PROVIDED DATA:
******************************

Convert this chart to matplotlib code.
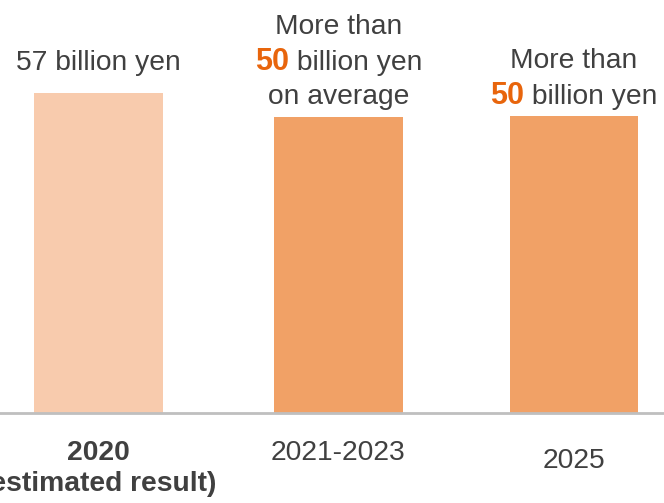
import matplotlib.pyplot as plt
from matplotlib.offsetbox import TextArea, HPacker, VPacker, AnnotationBbox

plt.rcParams['font.family'] = ['Liberation Sans', 'DejaVu Sans']

categories = ['2020', '2021-2023', '2025']
sub_labels = ['(estimated result)', '', '']
values = [57, 52.8, 53]   # billion yen
bar_colors = ['#F8CBAD', '#F1A166', '#F1A166']
# value labels: list of lines, each line a list of (text, highlighted)
value_labels = [
    [[('57 billion yen', False)]],
    [[('More than', False)], [('50', True), (' billion yen', False)], [('on average', False)]],
    [[('More than', False)], [('50', True), (' billion yen', False)]],
]

text_color = '#404040'
accent = '#E8650C'
fs = 20.3
label_gap = [12.5, 5, 3]   # points between bar top and its label

fig = plt.figure(figsize=(6.64, 5.03), dpi=100)
ax = fig.add_axes([0, 0.179, 1, 0.821])

pos = [0, 1, 1.98]
ax.bar(pos, values, width=0.535, color=bar_colors)
ax.set_xlim(-0.41, 2.356)
ax.set_ylim(0, 73.6)

for s in ['top', 'left', 'right']:
    ax.spines[s].set_visible(False)
ax.spines['bottom'].set_color('#BFBFBF')
ax.spines['bottom'].set_linewidth(2)
ax.set_yticks([])
ax.set_xticks([])

# stacked labels above the bars, highlighted figure a bit larger
for x, v, lines, gap in zip(pos, values, value_labels, label_gap):
    rows = []
    for line in lines:
        parts = []
        for txt, hi in line:
            if hi:
                props = dict(fontsize=22, color=accent, fontweight='bold')
            else:
                props = dict(fontsize=fs, color=text_color)
            parts.append(TextArea(txt, textprops=props))
        rows.append(HPacker(children=parts, pad=0, sep=0, align='baseline'))
    box = VPacker(children=rows, pad=0, sep=5, align='center')
    ab = AnnotationBbox(box, (x, v), xybox=(0, gap), xycoords='data',
                        boxcoords='offset points', box_alignment=(0.5, 0),
                        frameon=False)
    ax.add_artist(ab)

# category labels under the axis
tr = ax.get_xaxis_transform()
ax.text(pos[0], -0.065, categories[0] + '\n' + sub_labels[0], transform=tr,
        ha='center', va='top', fontsize=fs, fontweight='bold',
        color=text_color, linespacing=1.25)
ax.text(pos[1], -0.065, categories[1], transform=tr, ha='center', va='top',
        fontsize=fs, color=text_color)
ax.text(pos[2], -0.085, categories[2], transform=tr, ha='center', va='top',
        fontsize=fs, color=text_color)

fig.savefig('out.png', dpi=100)
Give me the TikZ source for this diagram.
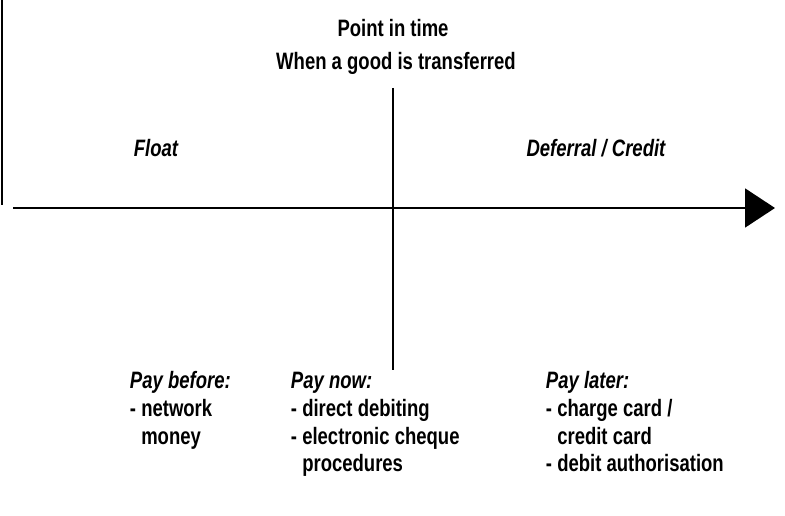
\documentclass[tikz,border=0pt]{standalone}
\usepackage{fontspec}
\setmainfont[FakeStretch=0.78]{Liberation Sans}
\usetikzlibrary{arrows.meta}

\begin{document}
\begin{tikzpicture}[x=0.02cm,y=-0.02cm,line width=1.1pt]

                \tikzset{lbl/.style = {inner sep=0pt,font=\fontsize{13.5}{15.9}\selectfont\bfseries}}
                \tikzset{col/.style = {lbl,align=left,anchor=north west,font=\fontsize{13.5}{15.9}\selectfont\bfseries\itshape}}
                \tikzset{axis/.style = {-{Triangle[length=0.6cm,width=0.78cm]}}}
                \useasboundingbox (0,0) rectangle (785,516);

                \coordinate (frametop) at (2,0);
                \coordinate (framebot) at (2,205);
                \coordinate (axstart) at (13,208);
                \coordinate (axend) at (775,208);
                \coordinate (ttop) at (393,88);
                \coordinate (tbot) at (393,370);

                \node[lbl,anchor=base] (point) at (393,37) {Point in time};
                \node[lbl,anchor=base] (when) at (396,70) {When a good is transferred};
                \node[lbl,anchor=base,font=\fontsize{13.5}{15.9}\selectfont\bfseries\itshape] (float) at (156,157) {Float};
                \node[lbl,anchor=base,font=\fontsize{13.5}{15.9}\selectfont\bfseries\itshape] (credit) at (596,157) {Deferral / Credit};

                \node[col] (before) at (129,370) {\vphantom{Pbf}Pay before:\\\upshape - network\\\upshape\phantom{- }money};
                \node[col] (now) at (290,370) {\vphantom{Pbf}Pay now:\\\upshape - direct debiting\\\upshape - electronic cheque\\\upshape\phantom{- }procedures};
                \node[col] (later) at (545,370) {\vphantom{Pbf}Pay later:\\\upshape - charge card /\\\upshape\phantom{- }credit card\\\upshape - debit authorisation};

                \draw (frametop) to (framebot);
                \draw[axis] (axstart) to (axend);
                \draw (ttop) to (tbot);

            \end{tikzpicture}
\end{document}
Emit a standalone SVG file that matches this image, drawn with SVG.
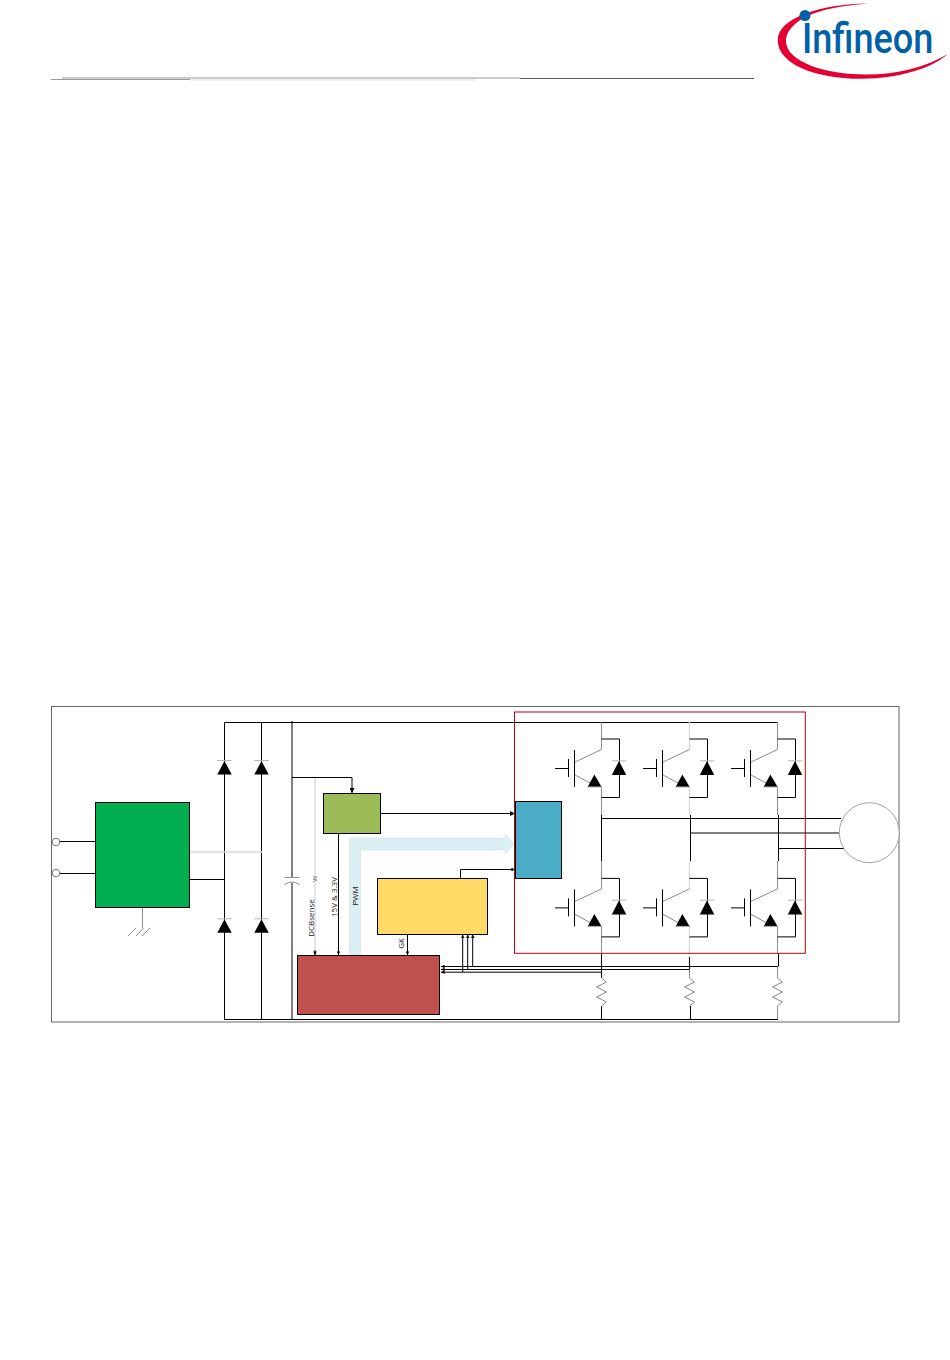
<svg xmlns="http://www.w3.org/2000/svg" width="950" height="1360" viewBox="0 0 950 1360">
<style>
.k{fill:none;stroke:#000;stroke-width:1}
.g{fill:none;stroke:#8c8c8c;stroke-width:1}
.lg{fill:none;stroke:#d9d9d9;stroke-width:1.4}
.box{stroke:#000;stroke-width:1}
.t{font-family:"Open Sans","DejaVu Sans",sans-serif;font-size:8px;fill:#222;text-anchor:middle}
.tri{fill:#000}
.bar{fill:none;stroke:#b5b5b5;stroke-width:1}
</style>
<defs>
<marker id="ah" viewBox="0 0 6 6" refX="6" refY="3" markerWidth="5" markerHeight="5" markerUnits="userSpaceOnUse" orient="auto"><path d="M0,0L6,3L0,6Z" fill="#000"/></marker>
<marker id="as" viewBox="0 0 6 6" refX="6" refY="3" markerWidth="3.6" markerHeight="3.6" markerUnits="userSpaceOnUse" orient="auto"><path d="M0,0L6,3L0,6Z" fill="#000"/></marker>
<g id="igbt">
<path class="g" d="M601.5,749.5L575,762M575,775L590,783"/>
<path class="k" d="M574.5,750V787M568.5,759V777M555,768.5H568.5"/>
<path class="tri" d="M594.3,774.5L601.7,787H587.7Z"/>
<path class="bar" d="M587.7,787H601.7"/>
<path class="k" d="M601.5,739H619.5V797.5H601.5"/>
<path class="tri" d="M619,761L626.3,775H611.8Z"/>
<path class="bar" d="M611.8,760.8H626.3"/>
</g>
<g id="dio"><path class="tri" d="M224.5,761L231.7,774.5H217.3Z"/><path class="bar" d="M217.3,760.5H231.7"/></g>
<g id="res"><path class="g" d="M0,978L5,982L-5,987L5,992L-5,997L5,1002L0,1006"/></g>
</defs>

<g id="header">
<path d="M62,78H520" stroke="#999" stroke-width="1" fill="none"/>
<path d="M51,79.5H190" stroke="#999" stroke-width="1.2" fill="none"/>
<path d="M190,80H475" stroke="#ddd" stroke-width="1" fill="none"/>
<path d="M520,78.5H754" stroke="#555" stroke-width="1" fill="none"/>
</g>
<g id="logo">
<path fill="#e30034" d="M868,3.5C820,4 778,18 777.7,40C777.5,64 815,79 862,78.8C900,78.5 932,68 948,54C926,67 897,74.5 866,74.5C826,74.5 786,62 786,41C786,30 797,20 812,14C828,8 848,5 868,3.5Z"/>
<circle cx="805" cy="15.5" r="5.5" fill="#0060a8"/>
<text transform="translate(802,53) scale(.84,1)" font-family="Roboto,'Liberation Sans',sans-serif" font-size="43" font-weight="500" fill="#0060a8">Infineon</text>
</g>

<rect id="frame" x="51.5" y="706.5" width="847.5" height="315.5" fill="#fff" stroke="#666" stroke-width="1"/>

<g id="pwm-bus">
<path fill="#daeef3" stroke="#d5e8d4" stroke-width=".6" d="M349.5,955V838H505V834L514,844L505,854V850H360.5V955Z"/>
<text class="t" transform="translate(358,896) rotate(-90)">PWM</text>
</g>

<g id="connectors">
<path class="k" d="M224.5,722.5H778M224.5,1019.5H778M224.5,722.5V1019.5M261.5,722V1019.5"/>
<path class="k" d="M189,879.5H225"/>
<path class="lg" d="M189,852H262"/>
<path class="k" d="M292,777.5H352"/>
<path class="k" marker-end="url(#ah)" d="M352,777.5V793"/>
<path stroke="#d9d9d9" stroke-width="1.4" fill="none" d="M315,778V875M315,883V950"/>
<path class="g" d="M313,876L317,877L313,879L317,880L313,882"/>
<path class="k" marker-end="url(#as)" d="M315,950V955"/>
<path class="k" marker-end="url(#as)" d="M338.5,833.5V955"/>
<path class="k" marker-end="url(#ah)" d="M381,813.5H515"/>
<path class="k" marker-end="url(#as)" d="M460.5,878V869.5H515"/>
<path class="k" marker-end="url(#as)" d="M407.5,934V955"/>
<path class="k" marker-end="url(#as)" d="M778,966.5H441"/>
<path class="k" marker-end="url(#as)" d="M690,969.5H441"/>
<path class="k" marker-end="url(#as)" d="M602,972.2H441"/>
<path class="k" marker-end="url(#as)" d="M462.7,972V934.5"/>
<path class="k" marker-end="url(#as)" d="M467.7,969.5V934.5"/>
<path class="k" marker-end="url(#as)" d="M472.7,966.5V934.5"/>
<path class="k" d="M56,841.5H95M56,873.5H95"/>
<path class="g" d="M142.5,907.5V928M128,936L136,928M136,936L143.5,928M142,936L150,928"/>
<path class="k" d="M601.5,818.5H841M690,833H839M778,848.5H845"/>
<path class="g" d="M601.5,722V749.5M601.5,787V815M601.5,861V889M601.5,926V954"/>
<path class="lg" d="M689.5,722V749.5M689.5,787V815M689.5,861V889M689.5,926V957"/>
<path class="g" d="M777.5,722V749.5M777.5,787V815M777.5,861V889M777.5,926V954M777.5,1006V1019"/>
<path class="g" d="M689.5,957V978"/>
<path class="k" d="M601.5,815V861M690.5,815V861M778.5,815V861M601.5,954V978M689.5,957V969.5M778.5,954V966.5M601.5,1006V1019M690.5,1006V1019"/>
<path class="g" d="M777.5,966.5V978"/>
</g>

<rect id="red-frame" x="514.5" y="712" width="290.8" height="241.3" fill="none" stroke="#c00000" stroke-width="1"/>

<g id="filter"><rect class="box" x="95.5" y="802.5" width="94" height="105" fill="#00b050"/></g>
<g id="terminal-1"><circle cx="56" cy="842" r="3.8" fill="#fff" stroke="#555" stroke-width=".8"/></g>
<g id="terminal-2"><circle cx="56" cy="873" r="3.8" fill="#fff" stroke="#555" stroke-width=".8"/></g>
<g id="d1"><use href="#dio"/></g>
<g id="d2"><use href="#dio" x="37"/></g>
<g id="d3"><use href="#dio" y="158.3"/></g>
<g id="d4"><use href="#dio" x="37" y="158.3"/></g>
<g id="capacitor"><path class="k" d="M292,721V878M292,883V1019.5"/><path class="g" d="M284.5,877.5H299.5M284.5,884.5Q292,879.5 299.5,884.5"/></g>
<g id="supply"><rect class="box" x="323.5" y="793.5" width="57" height="40" fill="#9bbb59"/></g>
<g id="driver"><rect class="box" x="515.5" y="801.5" width="46" height="77" fill="#4bacc6"/></g>
<g id="yellow-block"><rect class="box" x="377.5" y="878.5" width="110" height="56" fill="#ffd966"/></g>
<g id="controller"><rect class="box" x="297.5" y="955.5" width="142" height="59" fill="#c0504d"/></g>

<g id="q1"><use href="#igbt"/></g>
<g id="q2"><use href="#igbt" x="88"/></g>
<g id="q3"><use href="#igbt" x="176"/></g>
<g id="q4"><use href="#igbt" y="139.4"/></g>
<g id="q5"><use href="#igbt" x="88" y="139.4"/></g>
<g id="q6"><use href="#igbt" x="176" y="139.4"/></g>
<g id="r1"><use href="#res" x="601.5"/></g>
<g id="r2"><use href="#res" x="689.5"/></g>
<g id="r3"><use href="#res" x="777.5"/></g>
<g id="motor"><circle cx="869.3" cy="832.7" r="30" fill="#fff" stroke="#8c8c8c" stroke-width=".8"/></g>

<g id="labels">
<text class="t" transform="translate(314,918) rotate(-90)">DCBsense</text>
<text class="t" transform="translate(337,897) rotate(-90)">15V &amp; 3.3V</text>
<text class="t" transform="translate(404,943.5) rotate(-90)">GK</text>
</g>
</svg>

******************************

TASK OBJECTIVE: Search the data above for lines holding "this" and copy each of them.

THE RESULT:
Convert this chart to matplotlib code.
Give me the TikZ source for this diagram.
Emit a standalone SVG file that matches this image, drawn with SVG.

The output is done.